Elogio al maestro cristiano
…el que está seguro, absolutamente seguro, de haber producido una obra viable y duradera, ése no tiene nada que hacer con el elogio y se siente por encima de la gloria porque es creador, porque lo sabe, y porque la alegría que experimenta con ello es una alegría divina (Henri Bergson).
A mediados del siglo III, Gregorio Taumaturgo, al marcharse de la escuela de Orígenes, en Cesarea de Palestina, pronuncia un discurso, a modo de despedida, en el que agradece a su maestro todo lo que ha recibido de él. Quiere dibujar, con palabras sencillas y humildes, los rasgos que caracterizan a un auténtico maestro cristiano. Es también un agradecimiento a Dios por haber tenido el encuentro con aquel hombre. Son unas pobres palabras, incapaces de agradecer todo el bien recibido de su maestro.

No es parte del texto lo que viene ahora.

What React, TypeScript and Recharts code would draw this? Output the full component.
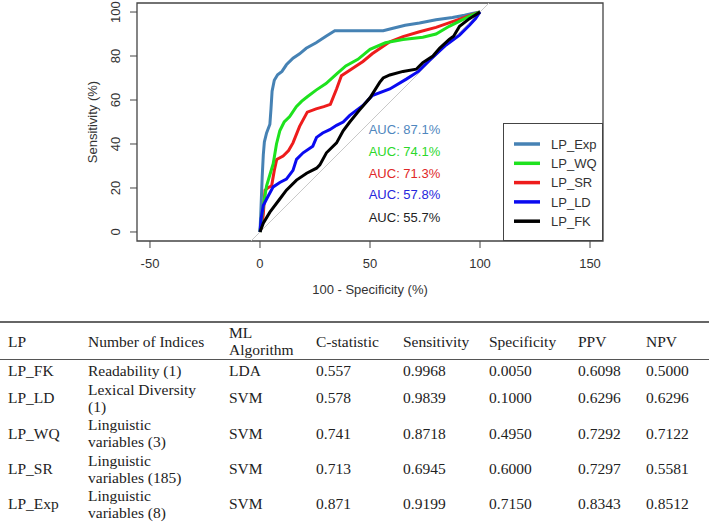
import React from 'react';
import { LineChart, Line, XAxis, YAxis, ReferenceLine, ReferenceArea, ReferenceDot, Legend } from 'recharts';

// ROC curves (100 - specificity, sensitivity), in %
const fprExp = [0, 0.5, 1, 1.5, 2, 3, 4.5, 5, 5.5, 6.5, 8, 10, 12, 15, 18, 21, 25.5, 30, 34, 56, 60, 66, 72.5, 80, 87.5, 93, 97, 100];
const tprExp = [0, 12, 25, 35, 41, 45, 49, 56, 64, 69, 71.5, 73, 76, 79, 81, 83.5, 86, 89, 91.5, 91.5, 92.5, 94, 95, 96.5, 97.5, 98.5, 99.5, 100];

const fprWQ = [0, 0.8, 2, 3, 4.5, 6, 7.5, 9, 11, 13.5, 16.5, 19, 21.5, 25.5, 30, 35, 39, 44.5, 50, 57, 65, 74, 80, 86, 91, 96, 100];
const tprWQ = [0, 7, 15, 21, 26, 31, 40, 46, 50, 52.5, 57, 59.5, 61.5, 64.5, 67.5, 72, 75.5, 78.5, 83, 86, 87.5, 88.5, 90, 93.5, 96, 98.5, 100];

const fprSR = [0, 1, 1.5, 2.3, 3.5, 5.3, 6.5, 7.6, 10.5, 13, 15, 18, 21.5, 25.5, 29, 32, 34.8, 37, 40.8, 46.8, 51, 59, 65, 72.5, 80, 87.5, 93, 98, 100];
const tprSR = [0, 4, 8, 19, 20, 21, 28, 33, 34.5, 37, 40.5, 48, 54.5, 56, 57, 58, 65, 71, 73.5, 77.5, 81, 86.5, 88.8, 91, 93, 95.6, 97.5, 99.4, 100];

const fprLD = [0, 0.5, 1.5, 3, 6, 9, 12, 15, 16.6, 19.6, 24, 25.7, 28.5, 31.7, 34.8, 37.8, 40.8, 46.8, 51, 59, 66.5, 72, 77, 84.6, 90.7, 95.2, 98, 100];
const tprLD = [0, 6, 12, 15, 20.5, 22.5, 24, 28, 33, 36, 39, 43, 45, 46.5, 48.5, 50, 53, 57.5, 62, 65, 69.5, 73, 78, 85, 89.5, 94, 97, 100];

const fprFK = [0, 1.5, 4.5, 9, 12, 16.6, 21.2, 25.7, 27.2, 30.2, 34.8, 37.8, 40.8, 45.3, 50, 54.4, 56, 59, 65, 71, 74, 78.6, 81.6, 86, 88, 90.7, 95.2, 100];
const tprFK = [0, 4, 9, 15, 19, 23.6, 26.7, 29, 30.5, 36, 40.5, 46, 50, 55.5, 61, 68, 70, 71.4, 73, 74, 77, 80, 83.5, 87.5, 89, 93.5, 97, 100];

const legendOrder = ['LP_Exp', 'LP_WQ', 'LP_SR', 'LP_LD', 'LP_FK'];
const aucLabels = ['AUC: 87.1%', 'AUC: 74.1%', 'AUC: 71.3%', 'AUC: 57.8%', 'AUC: 55.7%'];
const xTicks = [-50, 0, 50, 100, 150];
const yTicks = [0, 20, 40, 60, 80, 100];

// table
const tableHeader = ['LP', 'Number of Indices', 'ML\nAlgorithm', 'C-statistic', 'Sensitivity', 'Specificity', 'PPV', 'NPV'];
const lpNames = ['LP_FK', 'LP_LD', 'LP_WQ', 'LP_SR', 'LP_Exp'];
const indices = ['Readability (1)', 'Lexical Diversity\n(1)', 'Linguistic\nvariables (3)', 'Linguistic\nvariables (185)', 'Linguistic\nvariables (8)'];
const algorithms = ['LDA', 'SVM', 'SVM', 'SVM', 'SVM'];
const cStat = ['0.557', '0.578', '0.741', '0.713', '0.871'];
const sensitivity = ['0.9968', '0.9839', '0.8718', '0.6945', '0.9199'];
const specificity = ['0.0050', '0.1000', '0.4950', '0.6000', '0.7150'];
const ppv = ['0.6098', '0.6296', '0.7292', '0.7297', '0.8343'];
const npv = ['0.5000', '0.6296', '0.7122', '0.5581', '0.8512'];

const pts = (xs: number[], ys: number[]) => xs.map((x, i) => ({ x, y: ys[i] }));

const colors: Record<string, string> = {
  LP_Exp: '#4682B4',
  LP_WQ: '#1EE21E',
  LP_SR: '#EE1C1C',
  LP_LD: '#0A0AF0',
  LP_FK: '#000000',
};
const aucColors = ['#4F87BE', '#2BD82B', '#E02828', '#2626DC', '#222222'];
const aucY = [46.8, 36.8, 26.8, 17.3, 6.8];

const sans = '"Liberation Sans", Arial, sans-serif';
const serif = '"Liberation Serif", "Times New Roman", serif';
const axisColor = '#444';

const YTick = (props: any) => {
  const { y, payload } = props;
  const cx = 115;
  return (
    <text x={cx} y={y} dy="0.36em" textAnchor="middle" transform={`rotate(-90, ${cx}, ${y})`}
      fontSize={13} fill="#333" fontFamily={sans}>
      {payload.value}
    </text>
  );
};

const LegendBox = (props: any) => {
  const items = [...(props.payload || [])].sort(
    (a: any, b: any) => legendOrder.indexOf(a.value) - legendOrder.indexOf(b.value)
  );
  return (
    <div style={{ width: 100, height: 118, boxSizing: 'border-box', border: `1.3px solid ${axisColor}`, background: '#fff' }}>
      <svg width={98} height={116}>
        {items.map((it: any, i: number) => (
          <g key={it.value}>
            <line x1={10} x2={36} y1={20 + i * 19.3} y2={20 + i * 19.3} stroke={it.color} strokeWidth={3.5} />
            <text x={47} y={20 + i * 19.3} dy="0.36em" fontSize={13} fill="#333" fontFamily={sans}>{it.value}</text>
          </g>
        ))}
      </svg>
    </div>
  );
};

const colWidths = [88, 141, 87, 87, 86, 89, 68, 63];
const rowHeights = [20, 35, 36, 35, 35];

const Row = ({ cells, height, border }: { cells: string[]; height: number; border?: boolean }) => (
  <div style={{ display: 'flex', alignItems: 'center', height, borderBottom: border ? '1.5px solid #555' : undefined }}>
    {cells.map((c, i) => (
      <div key={i} style={{ width: colWidths[i], paddingLeft: i === 0 ? 8 : 0, boxSizing: 'border-box', whiteSpace: 'pre-line', lineHeight: '17px' }}>
        {c}
      </div>
    ))}
  </div>
);

export default function App() {
  const series = [
    { name: 'LP_Exp', data: pts(fprExp, tprExp) },
    { name: 'LP_SR', data: pts(fprSR, tprSR) },
    { name: 'LP_WQ', data: pts(fprWQ, tprWQ) },
    { name: 'LP_LD', data: pts(fprLD, tprLD) },
    { name: 'LP_FK', data: pts(fprFK, tprFK) },
  ];

  return (
    <div style={{ width: 709, height: 522, background: '#fff', overflow: 'hidden' }}>
      <style>{'body{margin:0}'}</style>
      <LineChart width={709} height={321} margin={{ top: 3, right: 106, left: 97, bottom: 0 }}>
        <XAxis type="number" dataKey="x" domain={[-55.9, 155.9]} ticks={xTicks} allowDataOverflow
          axisLine={false} tickLine={{ stroke: axisColor }} tickSize={7} tickMargin={11} height={80}
          tick={{ fontSize: 13, fill: '#333', fontFamily: sans }}
          label={{
            content: (p: any) => {
              const vb = p.viewBox;
              return (
                <text x={vb.x + vb.width / 2} y={vb.y + 48} dy="0.36em" textAnchor="middle" fontSize={13} fill="#333" fontFamily={sans}>
                  100 - Specificity (%)
                </text>
              );
            },
          }} />
        <YAxis type="number" dataKey="y" domain={[-4.1, 104.1]} ticks={yTicks} allowDataOverflow
          axisLine={false} tickLine={{ stroke: axisColor }} tickSize={7} width={40} tick={<YTick />}
          label={{
            content: (p: any) => {
              const vb = p.viewBox;
              const cy = vb.y + vb.height / 2;
              return (
                <text x={92} y={cy} dy="0.36em" textAnchor="middle" transform={`rotate(-90, 92, ${cy})`} fontSize={13} fill="#333" fontFamily={sans}>
                  Sensitivity (%)
                </text>
              );
            },
          }} />
        <ReferenceArea x1={-55.9} x2={155.9} y1={-4.1} y2={104.1} fill="none" stroke={axisColor} strokeWidth={1.3} ifOverflow="visible" />
        <ReferenceLine segment={[{ x: -4.1, y: -4.1 }, { x: 104.1, y: 104.1 }]} stroke="#c8c8c8" strokeWidth={1} />
        {series.map((s) => (
          <Line key={s.name} data={s.data} dataKey="y" name={s.name} type="linear" stroke={colors[s.name]}
            strokeWidth={3} dot={false} isAnimationActive={false} />
        ))}
        {aucLabels.map((t, i) => (
          <ReferenceDot key={t} x={49.4} y={aucY[i]} r={0.01} fill="none" stroke="none"
            label={{ value: t, position: 'right', offset: 0, fill: aucColors[i], fontSize: 13, fontFamily: sans }} />
        ))}
        <Legend layout="vertical" align="center" verticalAlign="middle" content={<LegendBox />}
          wrapperStyle={{ left: 503, top: 123, width: 100, height: 118 }} />
      </LineChart>
      <div style={{ fontFamily: serif, fontSize: 15.5, color: '#222', borderTop: '2px solid #666' }}>
        <Row cells={tableHeader} height={36} border />
        {lpNames.map((lp, i) => (
          <Row key={lp} height={rowHeights[i]}
            cells={[lp, indices[i], algorithms[i], cStat[i], sensitivity[i], specificity[i], ppv[i], npv[i]]} />
        ))}
      </div>
    </div>
  );
}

El maestro cristiano es un hombre, que se muestra y tiene apariencia de hombre… pero que, despojado de su condición humana en virtud de una mayor dignidad que da a entender el tránsito a lo divino[1]. Y porque en su vida muestra la divinidad, es consciente de que sus palabras deben llevar a Dios Padre que, en lo más grande y en lo más pequeño, siempre vela por nosotros, e incluso nos empuja a ello, ya que Él es digno y el más perfecto de los seres…[2].
El maestro cristiano establece con sus alumnos una relación de amistad. Enseña que viven en plenitud los que poseen una vida conforme a la razón. Es decir, los que viven rectamente, según las virtudes. Como buen maestro comparte con ellos los dones que Dios le ha concedido, porque no los quiere guardar para sí. Así, como una chispa caída en medio de nuestra alma, se encendió e inflamó el amor al mismo Logos sagrado y amabilísimo, que atrae hacia Él por su inefable hermosura a todos los hombres, y de idéntica forma a este hombre, su amigo e intérprete[3].
El maestro cristiano es un testigo en el que la palabra va acompañada de los hechos, practicando lo que dice, muestra una vida coherente con lo que enseña. Es pregonero de la virtud. Conduce a sus discípulos a la unión con Dios, yendo él por delante, los lleva de la mano como en un viaje, por si en alguna ocasión encontrábamos algo difícil, engañoso o fingido… se mantenía expectante en la seguridad misma, y nos salvaba ofreciendo su mano como quien tira hacia arriba de los que se ahogan[4].
El maestro cristiano es amigo de Dios, oyente de su Palabra, es capaz de entender las cosas de Dios como si Dios mismo hablara, y enseñarles a los hombres como si los hombres mismos las escucharan. El maestro cristiano es el que siembra. Une en su saber y en su vida inteligencia y alma. Es el que lo da todo y sólo recibe algo a cambio. El maestro cristiano crea vínculos de amistad y de amor, por eso cuando llega el momento de la despedida, parece que algo se rompe.
He querido recordar al maestro cristiano, cuando se cumplen tres años de la muerte de Pablo Domínguez. Son también éstas pobres palabras. ¿Se podría añadir algo más? En cierta ocasión, escribió Antonio Machado en una carta a Miguel de Unamuno: Algo inmortal hay en nosotros que quisiera morir con el que muere. Tal vez por esto viniera Dios al mundo. Pensando en esto, me consuelo algo...
Tras el adiós, queda la esperanza del próximo encuentro, si Dios quiere, en la vida eterna. Entonces comprenderemos. El deseo de verdad, el sentido de una vida plena, a la que aquí, en la tierra, sólo podemos aspirar, se verá colmado. Pablo ya lo ha alcanzado, por eso su obra no necesita más elogios que el agradecimiento por una vida que ha dado fruto, que ha sido creativa, que ha sido plena por su amor a la Verdad.
Y sólo queda hacer nuestra la súplica con la que Gregorio Taumaturgo terminaba su Elogio al maestro cristiano:
Ponnos en tus manos y encomiéndanos… métenos en las manos de Dios, que nos trajo hasta ti. Dale gracias por todo lo que nos ha acontecido. Pídele que nos lleve de la mano en el futuro; que siempre nos guarde; que haga entender a nuestra inteligencia sus mandatos; que nos inspire su divino temor, pues será nuestro mejor pedagogo…
Pídele que recibamos algún consuelo por esta separación tuya; que envíe un buen guía, el ángel compañero de viaje. Y suplícale que nos haga volver, conduciéndonos de nuevo a tu lado. Ese será únicamente nuestro consuelo[5].